| Exercise instructions |
Copy each line exactly.

+---+

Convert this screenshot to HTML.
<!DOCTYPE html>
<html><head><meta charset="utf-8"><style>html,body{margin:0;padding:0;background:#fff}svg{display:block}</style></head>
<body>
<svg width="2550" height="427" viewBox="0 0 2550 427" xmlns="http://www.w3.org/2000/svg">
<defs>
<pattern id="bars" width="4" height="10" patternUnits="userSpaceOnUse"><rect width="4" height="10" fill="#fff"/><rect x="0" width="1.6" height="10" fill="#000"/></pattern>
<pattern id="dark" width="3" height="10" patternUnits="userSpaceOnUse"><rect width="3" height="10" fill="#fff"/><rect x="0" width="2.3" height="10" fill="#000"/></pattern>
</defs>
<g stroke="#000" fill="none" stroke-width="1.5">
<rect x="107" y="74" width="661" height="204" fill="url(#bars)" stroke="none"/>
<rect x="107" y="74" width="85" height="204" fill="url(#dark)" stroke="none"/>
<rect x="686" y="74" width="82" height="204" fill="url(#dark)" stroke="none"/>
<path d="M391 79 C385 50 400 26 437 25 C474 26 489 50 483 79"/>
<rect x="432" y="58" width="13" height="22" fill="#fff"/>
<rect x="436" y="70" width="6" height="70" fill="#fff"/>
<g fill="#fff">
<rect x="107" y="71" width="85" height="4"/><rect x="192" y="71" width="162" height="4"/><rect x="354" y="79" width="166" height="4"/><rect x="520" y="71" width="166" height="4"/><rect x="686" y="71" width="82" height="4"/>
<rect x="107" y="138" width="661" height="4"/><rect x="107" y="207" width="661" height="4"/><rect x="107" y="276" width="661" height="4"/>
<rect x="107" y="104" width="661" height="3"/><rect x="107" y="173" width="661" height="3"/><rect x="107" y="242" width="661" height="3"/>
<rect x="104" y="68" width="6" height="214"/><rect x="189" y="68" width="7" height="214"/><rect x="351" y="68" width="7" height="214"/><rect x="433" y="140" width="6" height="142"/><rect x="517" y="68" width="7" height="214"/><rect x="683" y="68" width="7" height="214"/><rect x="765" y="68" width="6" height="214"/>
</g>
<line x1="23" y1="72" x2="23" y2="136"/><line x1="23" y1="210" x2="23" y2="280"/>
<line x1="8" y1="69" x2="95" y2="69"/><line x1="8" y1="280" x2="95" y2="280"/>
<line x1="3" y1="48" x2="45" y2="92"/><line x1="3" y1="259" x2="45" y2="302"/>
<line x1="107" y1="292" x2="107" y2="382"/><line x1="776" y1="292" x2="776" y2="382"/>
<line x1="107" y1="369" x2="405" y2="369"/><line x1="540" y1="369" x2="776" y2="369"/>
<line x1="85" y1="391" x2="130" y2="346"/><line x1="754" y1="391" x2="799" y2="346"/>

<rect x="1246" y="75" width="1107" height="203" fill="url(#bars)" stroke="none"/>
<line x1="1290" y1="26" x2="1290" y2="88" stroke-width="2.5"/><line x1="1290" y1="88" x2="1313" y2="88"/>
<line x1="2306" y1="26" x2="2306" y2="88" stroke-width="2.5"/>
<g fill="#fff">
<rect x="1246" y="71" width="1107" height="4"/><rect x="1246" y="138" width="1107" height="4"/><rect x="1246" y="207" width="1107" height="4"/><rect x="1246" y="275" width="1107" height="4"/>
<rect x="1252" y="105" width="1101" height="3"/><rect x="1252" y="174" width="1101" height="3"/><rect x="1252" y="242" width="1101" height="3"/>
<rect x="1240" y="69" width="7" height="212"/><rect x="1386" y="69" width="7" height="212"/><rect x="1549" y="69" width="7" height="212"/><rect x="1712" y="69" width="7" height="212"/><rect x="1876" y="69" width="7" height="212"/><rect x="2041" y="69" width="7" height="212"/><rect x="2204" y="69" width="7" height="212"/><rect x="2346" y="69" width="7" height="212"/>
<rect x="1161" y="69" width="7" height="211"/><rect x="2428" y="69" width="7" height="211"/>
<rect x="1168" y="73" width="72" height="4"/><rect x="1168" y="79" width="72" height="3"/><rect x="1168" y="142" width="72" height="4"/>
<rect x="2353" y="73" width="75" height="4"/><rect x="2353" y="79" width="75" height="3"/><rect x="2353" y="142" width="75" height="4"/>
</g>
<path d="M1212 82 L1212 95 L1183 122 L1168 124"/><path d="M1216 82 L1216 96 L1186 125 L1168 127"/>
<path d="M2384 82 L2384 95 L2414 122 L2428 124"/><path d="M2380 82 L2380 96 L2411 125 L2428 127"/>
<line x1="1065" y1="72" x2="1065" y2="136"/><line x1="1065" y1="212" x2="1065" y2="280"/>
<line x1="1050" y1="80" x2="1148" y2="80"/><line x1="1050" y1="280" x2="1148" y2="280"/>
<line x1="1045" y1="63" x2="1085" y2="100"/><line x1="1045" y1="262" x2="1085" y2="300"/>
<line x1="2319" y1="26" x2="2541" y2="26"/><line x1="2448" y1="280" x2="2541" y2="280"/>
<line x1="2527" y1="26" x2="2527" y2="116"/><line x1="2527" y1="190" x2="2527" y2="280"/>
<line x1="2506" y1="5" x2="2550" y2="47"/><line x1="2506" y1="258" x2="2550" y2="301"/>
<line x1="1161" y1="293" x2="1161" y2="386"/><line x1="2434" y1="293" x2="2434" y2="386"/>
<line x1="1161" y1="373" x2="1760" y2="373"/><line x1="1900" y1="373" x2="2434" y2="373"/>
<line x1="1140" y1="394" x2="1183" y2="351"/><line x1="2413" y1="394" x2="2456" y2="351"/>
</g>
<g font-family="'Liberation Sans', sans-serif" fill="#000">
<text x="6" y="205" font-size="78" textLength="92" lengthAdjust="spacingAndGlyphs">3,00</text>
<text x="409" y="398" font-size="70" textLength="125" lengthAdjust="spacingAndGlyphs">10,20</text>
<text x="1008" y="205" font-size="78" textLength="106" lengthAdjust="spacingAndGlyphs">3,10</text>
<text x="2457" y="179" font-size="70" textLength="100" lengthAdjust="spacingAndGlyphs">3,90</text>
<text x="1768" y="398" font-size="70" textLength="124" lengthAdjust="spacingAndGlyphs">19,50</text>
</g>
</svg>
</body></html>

+---+

| Response for this exercise |
Convert this screenshot to HTML.
<!DOCTYPE html>
<html><head><meta charset="utf-8"><style>html,body{margin:0;padding:0;background:#fff}svg{display:block}</style></head>
<body>
<svg width="2550" height="427" viewBox="0 0 2550 427" xmlns="http://www.w3.org/2000/svg">
<defs>
<pattern id="bars" width="4" height="10" patternUnits="userSpaceOnUse"><rect width="4" height="10" fill="#fff"/><rect x="0" width="1.6" height="10" fill="#000"/></pattern>
<pattern id="dark" width="3" height="10" patternUnits="userSpaceOnUse"><rect width="3" height="10" fill="#fff"/><rect x="0" width="2.3" height="10" fill="#000"/></pattern>
</defs>
<g stroke="#000" fill="none" stroke-width="1.5">
<rect x="107" y="74" width="661" height="204" fill="url(#bars)" stroke="none"/>
<rect x="107" y="74" width="85" height="204" fill="url(#dark)" stroke="none"/>
<rect x="686" y="74" width="82" height="204" fill="url(#dark)" stroke="none"/>
<path d="M391 79 C385 50 400 26 437 25 C474 26 489 50 483 79"/>
<rect x="432" y="58" width="13" height="22" fill="#fff"/>
<rect x="436" y="70" width="6" height="70" fill="#fff"/>
<g fill="#fff">
<rect x="107" y="71" width="85" height="4"/><rect x="192" y="71" width="162" height="4"/><rect x="354" y="79" width="166" height="4"/><rect x="520" y="71" width="166" height="4"/><rect x="686" y="71" width="82" height="4"/>
<rect x="107" y="138" width="661" height="4"/><rect x="107" y="207" width="661" height="4"/><rect x="107" y="276" width="661" height="4"/>
<rect x="107" y="104" width="661" height="3"/><rect x="107" y="173" width="661" height="3"/><rect x="107" y="242" width="661" height="3"/>
<rect x="104" y="68" width="6" height="214"/><rect x="189" y="68" width="7" height="214"/><rect x="351" y="68" width="7" height="214"/><rect x="433" y="140" width="6" height="142"/><rect x="517" y="68" width="7" height="214"/><rect x="683" y="68" width="7" height="214"/><rect x="765" y="68" width="6" height="214"/>
</g>
<line x1="23" y1="72" x2="23" y2="136"/><line x1="23" y1="210" x2="23" y2="280"/>
<line x1="8" y1="69" x2="95" y2="69"/><line x1="8" y1="280" x2="95" y2="280"/>
<line x1="3" y1="48" x2="45" y2="92"/><line x1="3" y1="259" x2="45" y2="302"/>
<line x1="107" y1="292" x2="107" y2="382"/><line x1="776" y1="292" x2="776" y2="382"/>
<line x1="107" y1="369" x2="405" y2="369"/><line x1="540" y1="369" x2="776" y2="369"/>
<line x1="85" y1="391" x2="130" y2="346"/><line x1="754" y1="391" x2="799" y2="346"/>

<rect x="1246" y="75" width="1107" height="203" fill="url(#bars)" stroke="none"/>
<line x1="1290" y1="26" x2="1290" y2="88" stroke-width="2.5"/><line x1="1290" y1="88" x2="1313" y2="88"/>
<line x1="2306" y1="26" x2="2306" y2="88" stroke-width="2.5"/>
<g fill="#fff">
<rect x="1246" y="71" width="1107" height="4"/><rect x="1246" y="138" width="1107" height="4"/><rect x="1246" y="207" width="1107" height="4"/><rect x="1246" y="275" width="1107" height="4"/>
<rect x="1252" y="105" width="1101" height="3"/><rect x="1252" y="174" width="1101" height="3"/><rect x="1252" y="242" width="1101" height="3"/>
<rect x="1240" y="69" width="7" height="212"/><rect x="1386" y="69" width="7" height="212"/><rect x="1549" y="69" width="7" height="212"/><rect x="1712" y="69" width="7" height="212"/><rect x="1876" y="69" width="7" height="212"/><rect x="2041" y="69" width="7" height="212"/><rect x="2204" y="69" width="7" height="212"/><rect x="2346" y="69" width="7" height="212"/>
<rect x="1161" y="69" width="7" height="211"/><rect x="2428" y="69" width="7" height="211"/>
<rect x="1168" y="73" width="72" height="4"/><rect x="1168" y="79" width="72" height="3"/><rect x="1168" y="142" width="72" height="4"/>
<rect x="2353" y="73" width="75" height="4"/><rect x="2353" y="79" width="75" height="3"/><rect x="2353" y="142" width="75" height="4"/>
</g>
<path d="M1212 82 L1212 95 L1183 122 L1168 124"/><path d="M1216 82 L1216 96 L1186 125 L1168 127"/>
<path d="M2384 82 L2384 95 L2414 122 L2428 124"/><path d="M2380 82 L2380 96 L2411 125 L2428 127"/>
<line x1="1065" y1="72" x2="1065" y2="136"/><line x1="1065" y1="212" x2="1065" y2="280"/>
<line x1="1050" y1="80" x2="1148" y2="80"/><line x1="1050" y1="280" x2="1148" y2="280"/>
<line x1="1045" y1="63" x2="1085" y2="100"/><line x1="1045" y1="262" x2="1085" y2="300"/>
<line x1="2319" y1="26" x2="2541" y2="26"/><line x1="2448" y1="280" x2="2541" y2="280"/>
<line x1="2527" y1="26" x2="2527" y2="116"/><line x1="2527" y1="190" x2="2527" y2="280"/>
<line x1="2506" y1="5" x2="2550" y2="47"/><line x1="2506" y1="258" x2="2550" y2="301"/>
<line x1="1161" y1="293" x2="1161" y2="386"/><line x1="2434" y1="293" x2="2434" y2="386"/>
<line x1="1161" y1="373" x2="1760" y2="373"/><line x1="1900" y1="373" x2="2434" y2="373"/>
<line x1="1140" y1="394" x2="1183" y2="351"/><line x1="2413" y1="394" x2="2456" y2="351"/>
</g>
<g font-family="'Liberation Sans', sans-serif" fill="#000">
<text x="6" y="205" font-size="78" textLength="92" lengthAdjust="spacingAndGlyphs">3,00</text>
<text x="409" y="398" font-size="70" textLength="125" lengthAdjust="spacingAndGlyphs">10,20</text>
<text x="1008" y="205" font-size="78" textLength="106" lengthAdjust="spacingAndGlyphs">3,10</text>
<text x="2457" y="179" font-size="70" textLength="100" lengthAdjust="spacingAndGlyphs">3,90</text>
<text x="1768" y="398" font-size="70" textLength="124" lengthAdjust="spacingAndGlyphs">19,50</text>
</g>
</svg>
</body></html>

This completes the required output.